I'm curious about that is there any practical difference between using std::move to convert an l-value integer to r-value, and adding a 0 to that integer? or any other neutral arithmetic operation (multiplying by 1, subtracting 0, etc).
Adding 0:
int f(int&& i){
i++;
return i;
}
int main(){
int x = 43;
f(x+0);
}
Using std::move:
#include <iostream>
int f(int&& i){
i++;
return i;
}
int main(){
int x = 43;
f(std::move(x));
}
I know we cannot perform such neutral actions on all types, but my question is specially about integral numbers not other types.
std::move(x) and x+0 do not do the same thing.
The former gives you an rvalue (specifically xvalue) referring to x. The latter gives you a rvalue (specifically prvalue) which (after temporary materialization) refers to a temporary object with lifetime ending after the full-expression.
So f(x+0); does not cause x to be modified, while f(std::move(x)) does.

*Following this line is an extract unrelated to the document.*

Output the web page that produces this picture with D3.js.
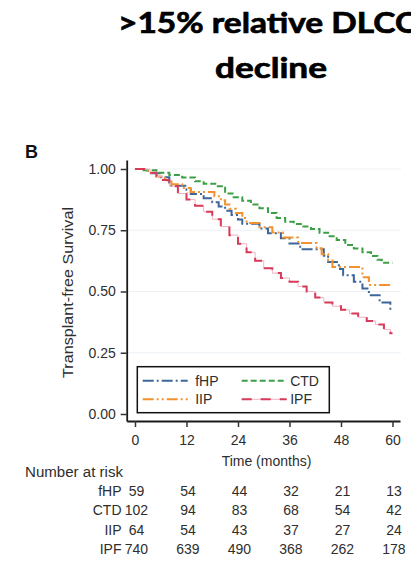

Taking a rvalue-reference to an int specifically is probably pointless. Moving and copying scalar types is exactly the same operation, so there is no benefit over just int&.
And your function both returns the result by-value and tries to modify the argument. Typically, it should do only one of those things. If it takes a reference and modifies the argument it should either have void return value or return a reference to the argument. If it ought to return the result by-value, then it doesn't need to be passed a reference and can just take a int parameter. (It would be ok to both modify the argument and return by-value if the value returned was unrelated to the new value of the argument, e.g. as in std::exchange returning the old value of the argument.)